Provided material.
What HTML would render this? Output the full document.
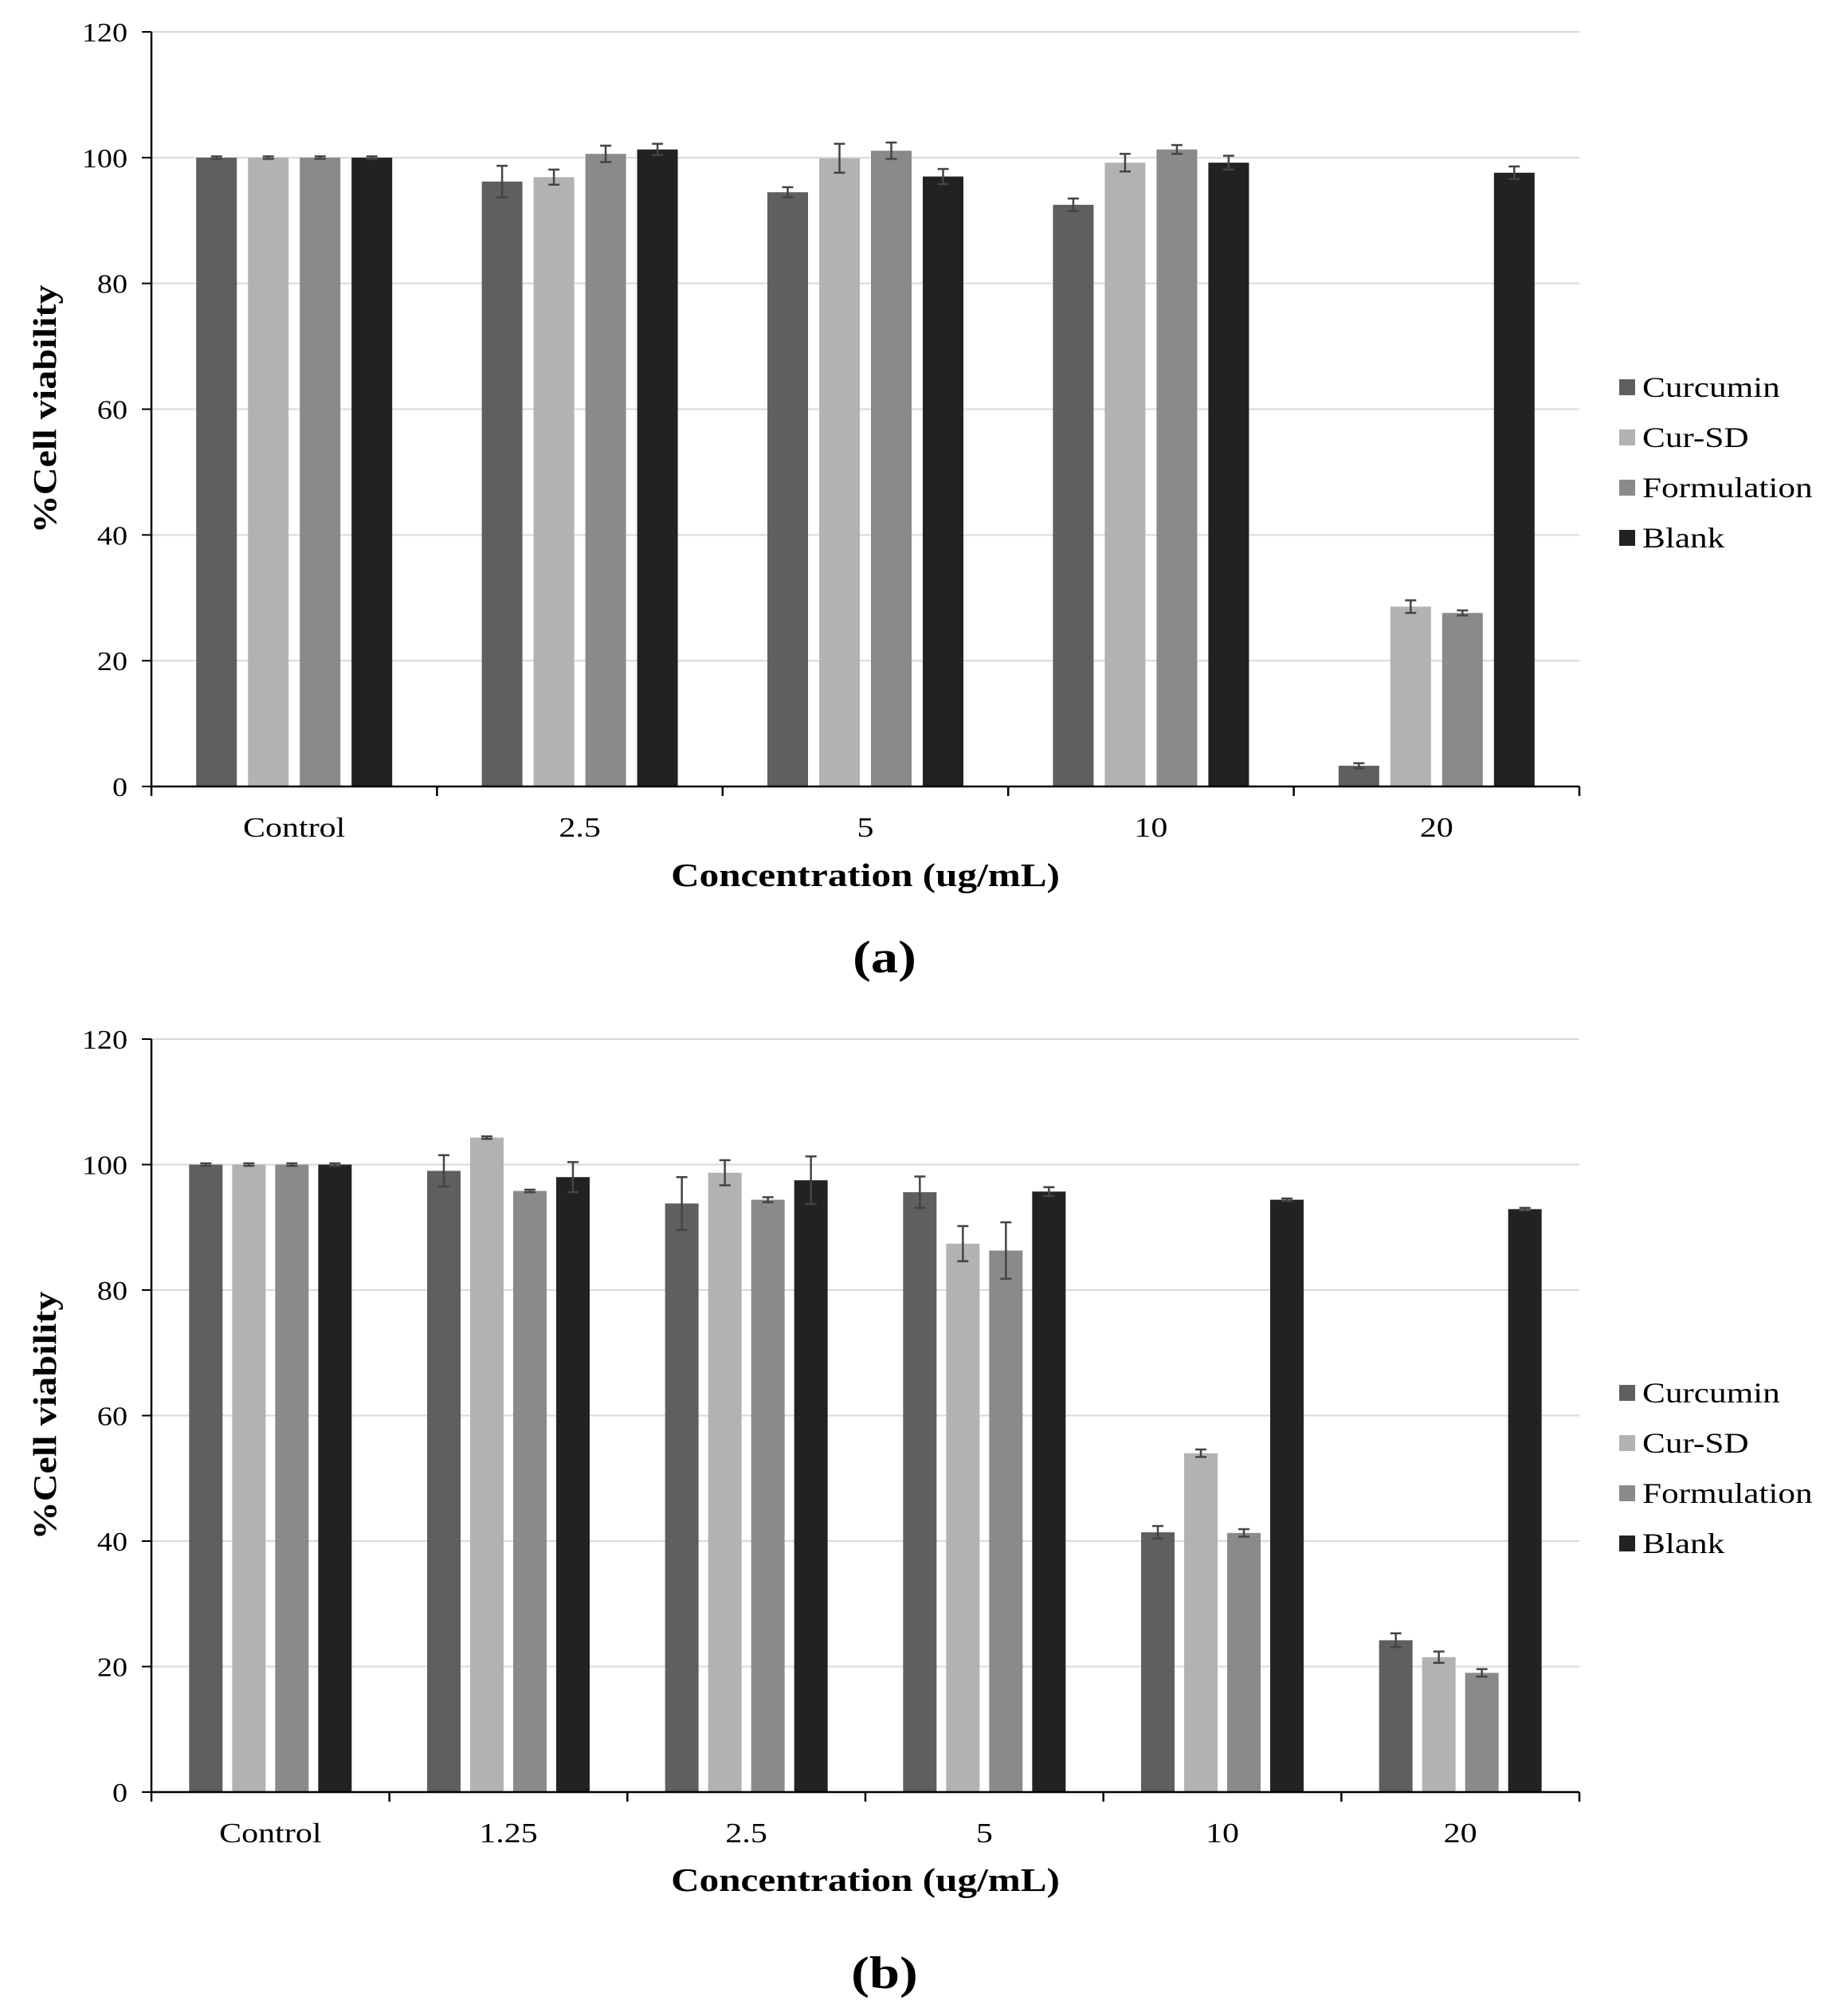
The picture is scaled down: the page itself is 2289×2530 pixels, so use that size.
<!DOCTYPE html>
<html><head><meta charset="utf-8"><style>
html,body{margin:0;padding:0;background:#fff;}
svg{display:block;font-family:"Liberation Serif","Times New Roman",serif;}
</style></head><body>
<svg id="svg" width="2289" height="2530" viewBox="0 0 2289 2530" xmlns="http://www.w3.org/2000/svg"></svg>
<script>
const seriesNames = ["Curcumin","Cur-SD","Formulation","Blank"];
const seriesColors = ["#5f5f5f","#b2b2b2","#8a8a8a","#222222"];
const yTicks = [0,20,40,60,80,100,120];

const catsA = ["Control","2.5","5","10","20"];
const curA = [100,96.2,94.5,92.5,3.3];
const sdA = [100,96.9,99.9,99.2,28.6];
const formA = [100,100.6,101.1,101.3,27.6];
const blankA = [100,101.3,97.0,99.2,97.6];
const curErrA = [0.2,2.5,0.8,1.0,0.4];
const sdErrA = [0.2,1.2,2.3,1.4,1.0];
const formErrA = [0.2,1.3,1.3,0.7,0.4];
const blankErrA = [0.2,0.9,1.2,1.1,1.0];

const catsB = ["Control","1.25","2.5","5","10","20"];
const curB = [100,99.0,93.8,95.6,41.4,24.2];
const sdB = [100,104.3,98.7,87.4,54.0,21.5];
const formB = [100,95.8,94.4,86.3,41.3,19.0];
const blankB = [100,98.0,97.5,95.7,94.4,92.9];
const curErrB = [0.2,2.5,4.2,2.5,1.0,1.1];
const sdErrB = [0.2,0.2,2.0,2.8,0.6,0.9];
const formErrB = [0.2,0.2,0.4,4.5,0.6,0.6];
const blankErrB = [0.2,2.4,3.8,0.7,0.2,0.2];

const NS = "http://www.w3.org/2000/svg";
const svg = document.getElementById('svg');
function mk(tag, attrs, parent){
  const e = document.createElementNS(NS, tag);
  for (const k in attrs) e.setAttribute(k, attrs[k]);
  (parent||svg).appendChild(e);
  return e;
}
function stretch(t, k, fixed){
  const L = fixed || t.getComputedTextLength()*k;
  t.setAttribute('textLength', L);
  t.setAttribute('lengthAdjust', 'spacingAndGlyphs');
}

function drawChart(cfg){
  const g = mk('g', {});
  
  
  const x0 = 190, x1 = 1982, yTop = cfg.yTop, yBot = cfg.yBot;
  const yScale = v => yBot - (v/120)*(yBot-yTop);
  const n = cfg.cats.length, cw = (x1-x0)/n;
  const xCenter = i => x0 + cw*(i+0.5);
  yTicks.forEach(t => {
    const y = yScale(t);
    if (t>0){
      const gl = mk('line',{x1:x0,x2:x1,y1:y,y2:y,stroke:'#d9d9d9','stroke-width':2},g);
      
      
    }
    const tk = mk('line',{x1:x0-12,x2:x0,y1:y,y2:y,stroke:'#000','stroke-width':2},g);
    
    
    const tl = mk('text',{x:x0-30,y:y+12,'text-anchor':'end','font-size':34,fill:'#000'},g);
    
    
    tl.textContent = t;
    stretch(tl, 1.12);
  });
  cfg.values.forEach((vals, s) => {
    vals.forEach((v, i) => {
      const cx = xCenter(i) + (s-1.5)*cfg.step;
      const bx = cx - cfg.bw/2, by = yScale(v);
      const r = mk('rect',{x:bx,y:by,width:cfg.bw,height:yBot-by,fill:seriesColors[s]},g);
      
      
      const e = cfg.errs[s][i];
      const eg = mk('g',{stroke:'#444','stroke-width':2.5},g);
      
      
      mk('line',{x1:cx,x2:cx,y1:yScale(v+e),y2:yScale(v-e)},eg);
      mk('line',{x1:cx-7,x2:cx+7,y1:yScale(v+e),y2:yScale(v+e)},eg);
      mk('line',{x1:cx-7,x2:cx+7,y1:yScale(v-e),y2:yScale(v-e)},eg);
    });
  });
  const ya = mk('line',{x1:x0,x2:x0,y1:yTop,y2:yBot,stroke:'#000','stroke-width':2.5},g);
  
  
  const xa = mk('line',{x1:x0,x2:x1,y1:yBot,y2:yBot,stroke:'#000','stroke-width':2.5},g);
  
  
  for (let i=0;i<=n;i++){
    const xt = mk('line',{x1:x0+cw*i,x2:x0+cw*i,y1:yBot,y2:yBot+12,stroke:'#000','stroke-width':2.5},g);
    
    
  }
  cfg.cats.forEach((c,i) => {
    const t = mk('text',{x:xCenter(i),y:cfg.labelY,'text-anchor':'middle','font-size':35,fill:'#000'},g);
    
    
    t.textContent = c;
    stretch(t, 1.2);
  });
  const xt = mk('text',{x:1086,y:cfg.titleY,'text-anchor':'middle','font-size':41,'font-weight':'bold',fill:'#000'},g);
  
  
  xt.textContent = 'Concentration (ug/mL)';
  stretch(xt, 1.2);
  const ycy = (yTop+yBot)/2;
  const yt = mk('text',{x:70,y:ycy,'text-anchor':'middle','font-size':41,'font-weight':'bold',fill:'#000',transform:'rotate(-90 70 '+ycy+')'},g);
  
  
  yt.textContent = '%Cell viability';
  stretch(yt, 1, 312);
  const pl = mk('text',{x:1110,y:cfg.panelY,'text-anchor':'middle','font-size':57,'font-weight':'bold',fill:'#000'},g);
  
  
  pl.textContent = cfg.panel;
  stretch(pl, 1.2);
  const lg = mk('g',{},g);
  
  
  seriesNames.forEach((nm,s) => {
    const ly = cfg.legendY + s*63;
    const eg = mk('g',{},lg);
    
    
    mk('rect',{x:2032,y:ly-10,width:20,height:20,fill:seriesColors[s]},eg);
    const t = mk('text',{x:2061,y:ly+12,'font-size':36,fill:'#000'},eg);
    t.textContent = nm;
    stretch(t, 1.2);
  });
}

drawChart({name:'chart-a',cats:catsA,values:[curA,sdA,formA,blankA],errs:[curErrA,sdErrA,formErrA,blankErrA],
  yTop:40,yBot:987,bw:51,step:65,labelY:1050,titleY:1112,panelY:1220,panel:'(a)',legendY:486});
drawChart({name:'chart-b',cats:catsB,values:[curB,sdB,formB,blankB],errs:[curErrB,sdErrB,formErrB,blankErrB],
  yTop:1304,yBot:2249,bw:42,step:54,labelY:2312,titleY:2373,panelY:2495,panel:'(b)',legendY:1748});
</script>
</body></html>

What this task involves. Which lines above run from the one containing "The picture is" down to the one containing "const yTicks = [0,20,40,60,80,100,120];"? Repeat exactly those, both ends included, and nothing else.

Task output.
The picture is scaled down: the page itself is 2289×2530 pixels, so use that size.
<!DOCTYPE html>
<html><head><meta charset="utf-8"><style>
html,body{margin:0;padding:0;background:#fff;}
svg{display:block;font-family:"Liberation Serif","Times New Roman",serif;}
</style></head><body>
<svg id="svg" width="2289" height="2530" viewBox="0 0 2289 2530" xmlns="http://www.w3.org/2000/svg"></svg>
<script>
const seriesNames = ["Curcumin","Cur-SD","Formulation","Blank"];
const seriesColors = ["#5f5f5f","#b2b2b2","#8a8a8a","#222222"];
const yTicks = [0,20,40,60,80,100,120];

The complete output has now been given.